Voilà donc de douloureux instants de vie marquée des coups ironiques de la destinée, et dont Regnard gardait dans sa maison du faubourg de Richelieu au bas de Montmartre un précis témoignage exposé publiquement : la chaîne même dont il avait été enchaîné. Et peut-être avait-il au fond de quelque meuble le portrait de la belle Provençale. Dans le livre, il n’est rien de triste qu’à la réflexion. Nous avons changé la méthode. Nous faisons brusquement de nos frères en humanité nos confidents et nos confesseurs.

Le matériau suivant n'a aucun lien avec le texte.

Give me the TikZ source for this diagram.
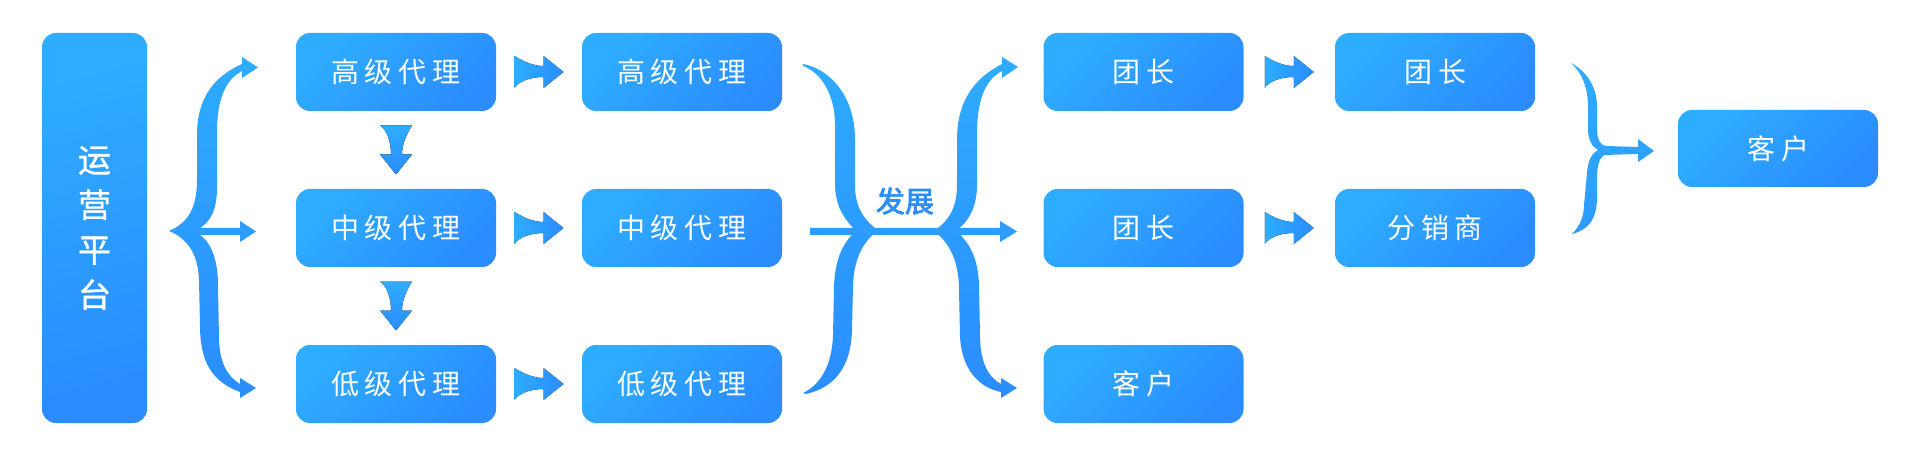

Cela eût semblé indécent à Regnard qui n’était cependant point homme austère et réservé, mais type jovial de riche fonctionnaire bon vivant.

Plus que des mémoires de captivité c’est une histoire d’amour que la Provençale. Mais la captivité demeure un décor à effets et un moyen de péripéties. Si j’étais à Cagliari, je regretterais de ne pas avoir emporté mon exemplaire de Regnard, car j’y découvre ces phrases qui m’enchantent ici, qui m’enchanteraient peut-être moins là-bas :

Le vaisseau avait passé les îles de Corse et de Sardaigne quand celui qui faisait le quart aperçut deux voiles qui portaient le cap sur le bâtiment anglais. Il n’y a point de lieu où l’on vive avec plus de défiance que sur la mer : la rencontre d’un navire n’est guère moins à craindre qu’un écueil.